Monday, November 12, 2007

genius?

What's your blog reading level? I am sort of embarrassed because it probably got this rating because I quote smart people . . .

cash advance

7 comments:

Stephanie said...

You also use words like "yahdaw". I love that it's at a genius level...now I don't feel so hoity toity.

Anonymous said...

Ryan,

I've always been afraid to discover what my IQ is because I'm dreadfully afraid that it would come out dreadfully lower than I would ever dare predict. That being said, I'm frightened by this one as well.

How is the new job and life and all that? I'm up in Mount Hermon these days -- I doubt I'll ever truly leave this place.

Eric Garner

Ryan said...

Eric -

That is a good place to never really leave. Adam said last night you are making that place better. And I believe wherever you are it is a better place than it was before you were there.

New church is hard. As I am sure you know better than I. This is only my third church change, and it is by far the hardest.

It is a dry season with God right now so that makes church awkward. I am pressing on in the direction of God's call on my life not really knowing where all this is going.

In many ways God has stripped away many of the things I use to find satisfaction in so that I may find more satisfaction in God. It is a stretching time.

God's best to you. I am sure you will score quite well as far as your blog readability.

Unknown said...

Satisfaction... God keeps us constantly in between satisfaction and a relentless dissatisfaction, such that we may never truly rest. It is advertised, of course, that there is "true peace" in Christ, but yet also professed (admitted?) that we are ever incomplete until death, when reunited with Him who made us.

Could this endless restlessness be something else? Is there anything in likfe that truly satisfies, that lasts longer than a moment? Before the ready answer leaves your fingers, consider our relationship to nature: countless animals function perfectly consistently without need for change. It is our humanity that sets us apart from our animal cousins, that will lead us to the grave never resting.

If true satisfaction comes only from God - is it flawed logic to think that a degree of the opposite is also from the same source? As strategy?

~ Joe

Ryan said...

I guess I wonder what "else" it could be that we long for.

If there is nothing on the other end of the longing, since nothing that truly satisfies, is it a "flaw" within humans that we long for more than what we experience in our everyday life?

And, while the animals have no need of change, their environments are disappearing and they slip into extinction because of us (the ones with this "flaw"). Could they "need" the change of restoration offered in Jesus? Acts 3:19-21 and Romans 8:19-30 talk about the restoration of "all things" and the "groaning" of creation and our hearts for that restoration.

I see dissatisfaction as the result of my brokenness, which God uses for my good to remind me of who I really am (Rom. 8:28-29).

Just some initial thoughts . . . what else stirs up for you?

Unknown said...

You mention restoration... offered only through Jesus... but the Bible itself states (admits?) that pure contentment is available only through union with Christ. In death. So then in life, w may never be satisfied.

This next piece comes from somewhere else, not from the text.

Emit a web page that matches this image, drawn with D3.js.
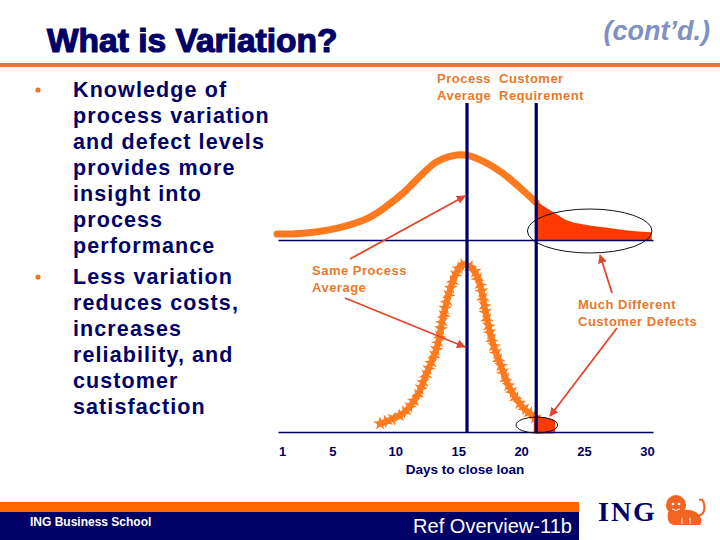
<!DOCTYPE html>
<html>
<head>
<meta charset="utf-8">
<script src="https://cdn.jsdelivr.net/npm/d3@7"></script>
<style>
  html, body { margin: 0; padding: 0; background: #ffffff; }
  svg { display: block; font-family: "Liberation Sans", Arial, sans-serif; }
</style>
</head>
<body>
<div id="chart"></div>
<script>
// ---------------- data ----------------
const titleText = "What is Variation?";
const contText = "(cont\u2019d.)";
const bullets = [
  ["Knowledge of", "process variation", "and defect levels", "provides more", "insight into", "process", "performance"],
  ["Less variation", "reduces costs,", "increases", "reliability, and", "customer", "satisfaction"]
];
const tickDays = [1, 5, 10, 15, 20, 25, 30];
const xAxisTitle = "Days to close loan";
const processAverage = 15.7;
const customerRequirement = 21.2;

// wide (high-variation) process: days vs relative frequency
const wideDays = [0.6, 2.7, 5.4, 8.0, 10.6, 11.9, 13.3, 14.9, 15.9, 17.2, 18.5, 20.1, 21.2, 22.5, 23.8, 26.4, 29.1, 30.3];
const wideFreq = [7, 8, 14, 27, 55, 74, 92, 100, 99, 91, 79, 59, 44, 32, 21, 14, 9, 8];

// narrow (low-variation) process
const narrowDays = [8.8, 10.6, 11.7, 12.5, 13.3, 13.8, 14.3, 14.9, 15.3, 16.1, 16.7, 17.2, 17.7, 18.3, 19.1, 20.1, 21.2, 21.9, 22.5];
const narrowFreq = [5, 11, 21, 35, 50, 68, 83, 95, 99, 97, 88, 70, 54, 41, 26, 15, 8, 7, 6];

const footerLeft = "ING Business School";
const footerRight = "Ref Overview-11b";

// ---------------- styles ----------------
const NAVY = "#000066";
const ORANGE = "#FF6600";
const CURVE = "#FF7A1E";
const DEFECT = "#FF3A00";
const NOTE = "#E8792B";
const ARROW = "#E2462A";

const W = 720, H = 540;
const svg = d3.select("#chart").append("svg").attr("width", W).attr("height", H);

const defs = svg.append("defs");
defs.append("marker").attr("id", "arr").attr("viewBox", "0 0 10 10")
  .attr("refX", 9).attr("refY", 5).attr("markerWidth", 5).attr("markerHeight", 5)
  .attr("orient", "auto")
  .append("path").attr("d", "M0,0 L10,5 L0,10 z").attr("fill", ARROW);

// ---------------- header ----------------
svg.append("text").attr("x", 47).attr("y", 52).text(titleText)
  .attr("font-size", 33.5).attr("font-weight", "bold").attr("fill", NAVY)
  .attr("stroke", NAVY).attr("stroke-width", 1.2);
svg.append("text").attr("x", 710).attr("y", 40).attr("text-anchor", "end").text(contText)
  .attr("font-size", 27).attr("font-weight", "bold").attr("font-style", "italic").attr("fill", "#8090C4");
svg.append("rect").attr("x", 0).attr("y", 63).attr("width", W).attr("height", 4).attr("fill", "#E4782C");

// ---------------- bullets ----------------
let by = 97;
bullets.forEach((lines) => {
  svg.append("circle").attr("cx", 38).attr("cy", by - 7).attr("r", 2.6).attr("fill", "#E8792B");
  lines.forEach((ln) => {
    svg.append("text").attr("x", 73).attr("y", by).text(ln)
      .attr("font-size", 21.5).attr("font-weight", "bold").attr("letter-spacing", 1.1).attr("fill", NAVY);
    by += 26;
  });
  by += 5;
});

// ---------------- scales ----------------
const x = d3.scaleLinear().domain([0.68, 30.48]).range([278, 653]);
const yU = d3.scaleLinear().domain([0, 100]).range([240, 155]);
const yL = d3.scaleLinear().domain([0, 100]).range([432, 263]);

const wide = wideDays.map((d, i) => ({ d, v: wideFreq[i] }));
const narrow = narrowDays.map((d, i) => ({ d, v: narrowFreq[i] }));

// ---------------- upper (wide) distribution ----------------
const gU = svg.append("g");
const lineU = d3.line().x(p => x(p.d)).y(p => yU(p.v)).curve(d3.curveCatmullRom);
const areaU = d3.area().x(p => x(p.d)).y0(yU(0) - 1).y1(p => yU(p.v)).curve(d3.curveCatmullRom);
gU.append("path").datum(wide.filter(p => p.d <= customerRequirement))
  .attr("d", lineU).attr("fill", "none").attr("stroke", CURVE)
  .attr("stroke-width", 7).attr("stroke-linecap", "round");
gU.append("path").datum(wide.filter(p => p.d >= customerRequirement))
  .attr("d", areaU).attr("fill", DEFECT).attr("stroke", DEFECT).attr("stroke-width", 2);

const axU = gU.append("g").attr("transform", `translate(0,${yU(0)})`)
  .call(d3.axisBottom(x).tickValues([]).tickSizeOuter(0));
axU.select(".domain").attr("stroke", NAVY).attr("stroke-width", 1.6);

// ---------------- lower (narrow) distribution ----------------
const gL = svg.append("g");
const lineL = d3.line().x(p => x(p.d)).y(p => yL(p.v)).curve(d3.curveCatmullRom);
const areaL = d3.area().x(p => x(p.d)).y0(yL(0) - 1).y1(p => yL(p.v)).curve(d3.curveCatmullRom);
const narrowOk = narrow.filter(p => p.d <= customerRequirement);
const pathL = gL.append("path").datum(narrowOk)
  .attr("d", lineL).attr("fill", "none").attr("stroke", CURVE)
  .attr("stroke-width", 6).attr("stroke-linecap", "round");
const node = pathL.node();
const len = node.getTotalLength();
const star = d3.symbol().type(d3.symbolStar).size(60);
for (let s = 0, k = 0; s <= len; s += 7, k++) {
  const pt = node.getPointAtLength(s);
  gL.append("path").attr("d", star)
    .attr("transform", `translate(${pt.x},${pt.y}) rotate(${(k * 47) % 360})`)
    .attr("fill", CURVE);
}
gL.append("path").datum(narrow.filter(p => p.d >= customerRequirement))
  .attr("d", areaL).attr("fill", DEFECT).attr("stroke", DEFECT).attr("stroke-width", 5)
  .attr("stroke-linejoin", "round");

const axL = gL.append("g").attr("transform", `translate(0,${yL(0)})`)
  .call(d3.axisBottom(x).tickValues(tickDays).tickSize(0).tickPadding(15).tickSizeOuter(0));
axL.select(".domain").attr("stroke", NAVY).attr("stroke-width", 1.6);
axL.selectAll(".tick text").attr("font-size", 13).attr("font-weight", "bold")
  .attr("fill", NAVY).attr("font-family", "Liberation Sans, Arial, sans-serif");

svg.append("text").attr("x", 465).attr("y", 474).attr("text-anchor", "middle").text(xAxisTitle)
  .attr("font-size", 13.5).attr("font-weight", "bold").attr("fill", NAVY);

// ---------------- ellipses around defects ----------------
svg.append("ellipse").attr("cx", (x(20.5) + x(30.4)) / 2).attr("cy", 231)
  .attr("rx", (x(30.4) - x(20.5)) / 2).attr("ry", 22)
  .attr("fill", "none").attr("stroke", "#111").attr("stroke-width", 1);
svg.append("ellipse").attr("cx", (x(19.6) + x(22.9)) / 2).attr("cy", 425)
  .attr("rx", (x(22.9) - x(19.6)) / 2).attr("ry", 8)
  .attr("fill", "none").attr("stroke", "#111").attr("stroke-width", 1);

// ---------------- process / requirement lines ----------------
[processAverage, customerRequirement].forEach(d => {
  svg.append("line").attr("x1", x(d)).attr("x2", x(d)).attr("y1", 103).attr("y2", yL(0))
    .attr("stroke", NAVY).attr("stroke-width", 3.2);
});

// ---------------- annotations ----------------
function note(lines, xx, yy) {
  lines.forEach((t, i) => {
    svg.append("text").attr("x", xx).attr("y", yy + i * 17).text(t)
      .attr("font-size", 13).attr("font-weight", "bold").attr("letter-spacing", 0.5).attr("fill", NOTE);
  });
}
note(["Process", "Average"], 437, 83);
note(["Customer", "Requirement"], 499, 83);
note(["Same Process", "Average"], 312, 275);
note(["Much Different", "Customer Defects"], 578, 309);

function arrow(x1, y1, x2, y2) {
  svg.append("line").attr("x1", x1).attr("y1", y1).attr("x2", x2).attr("y2", y2)
    .attr("stroke", ARROW).attr("stroke-width", 1.8).attr("marker-end", "url(#arr)");
}
arrow(350, 259, x(processAverage) - 2, 196);
arrow(345, 298, x(processAverage) - 2, 347);
arrow(612, 293, 600, 255);
arrow(617, 328, 550, 416);

// ---------------- footer ----------------
svg.append("rect").attr("x", 0).attr("y", 502).attr("width", 579).attr("height", 10).attr("fill", ORANGE);
svg.append("rect").attr("x", 0).attr("y", 512).attr("width", 579).attr("height", 28).attr("fill", NAVY);
svg.append("text").attr("x", 30).attr("y", 526).text(footerLeft)
  .attr("font-size", 12).attr("font-weight", "bold").attr("fill", "#ffffff");
svg.append("text").attr("x", 413).attr("y", 533).text(footerRight)
  .attr("font-size", 20).attr("font-family", "Liberation Sans Narrow, Arial Narrow, sans-serif")
  .attr("textLength", 159).attr("lengthAdjust", "spacingAndGlyphs").attr("fill", "#ffffff");

// ING logo
svg.append("text").attr("x", 598).attr("y", 521).text("ING")
  .attr("font-family", "Liberation Serif, Times New Roman, serif").attr("font-weight", "bold")
  .attr("font-size", 28).attr("letter-spacing", 2).attr("fill", NAVY);
const lion = svg.append("g").attr("transform", "translate(664,494)").attr("fill", "#F26522");
lion.append("circle").attr("cx", 12).attr("cy", 11).attr("r", 10);
lion.append("path").attr("d", "M4,18 Q2,30 10,31 L36,31 Q40,24 32,18 Q24,14 14,17 Z");
lion.append("path").attr("d", "M34,22 Q42,20 40,10 Q39,4 35,6").attr("fill", "none")
  .attr("stroke", "#F26522").attr("stroke-width", 2.2);
lion.append("circle").attr("cx", 9).attr("cy", 10).attr("r", 1.3).attr("fill", "#fff");
lion.append("circle").attr("cx", 15).attr("cy", 10).attr("r", 1.3).attr("fill", "#fff");
lion.append("path").attr("d", "M8,15 Q12,18 16,15").attr("fill", "none").attr("stroke", "#fff").attr("stroke-width", 1);
lion.append("path").attr("d", "M18,24 L18,30 M26,24 L26,30").attr("stroke", "#fff").attr("stroke-width", 1);
</script>
</body>
</html>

And that is what I learn, continue to learn, is that motion is the only thing that we want. We don't truly want happiness. Because when we have it; we leave it. We want motion. Drama. Change. Cycles.

I know this is cynical, but I reach for your response.

Ryan said...

Aw, what I love about what you said about union with Christ. You are partially right, from a biblical perspective, that that union is only possible in death. However, we are offered a blessed life with God now, as much as we are willing to "die." The classic, "it is no longer I who live, but Christ who lives in me."

This at first seems like no life because we filter it through the homogeneity of Western Christianity that teaches us that Jesus is one particular person, and so it seems we end up as almost clones. What helped me is realizing that my question should not be "What Would Jesus Do?" but "What Would Jesus Do If He Were Me?" In others words, with my personality, gifts, body, relationships, experiences, etc . . . what would Jesus do if he was me?

So, as I begin to die to my opinions, preferences, tastes, and will I find that I am reborn as someone who is more Ryan than I ever dreamed possible. This life in Christ is not all that foreign, it is more home than I have ever known. This is true satisfaction now. Discovering this new reality. It is true joy. What I may feel I have lost (my life as I know it or want it) is so worth what I gain (my true life).

Yes, I will not have the full experience of what it means to be Ryan in this life, but the tastes of it that I have now are quite satisfying that I wait expectantly (could this be the beginning of "to live is Christ, to die is gain"?).

It has certainly been a journey. A difficult one. Jesus says it is only travelled by a few. There are times God's felt presence, and times of God's felt absence. I am learning how both are gifts that reveal the depths of God's goodness. It is hard for me to believe that at the core something/someone can be good (cynicism).

I wonder how the desire for motion might be connected to the rhythm expressed in the Scriptures about rest?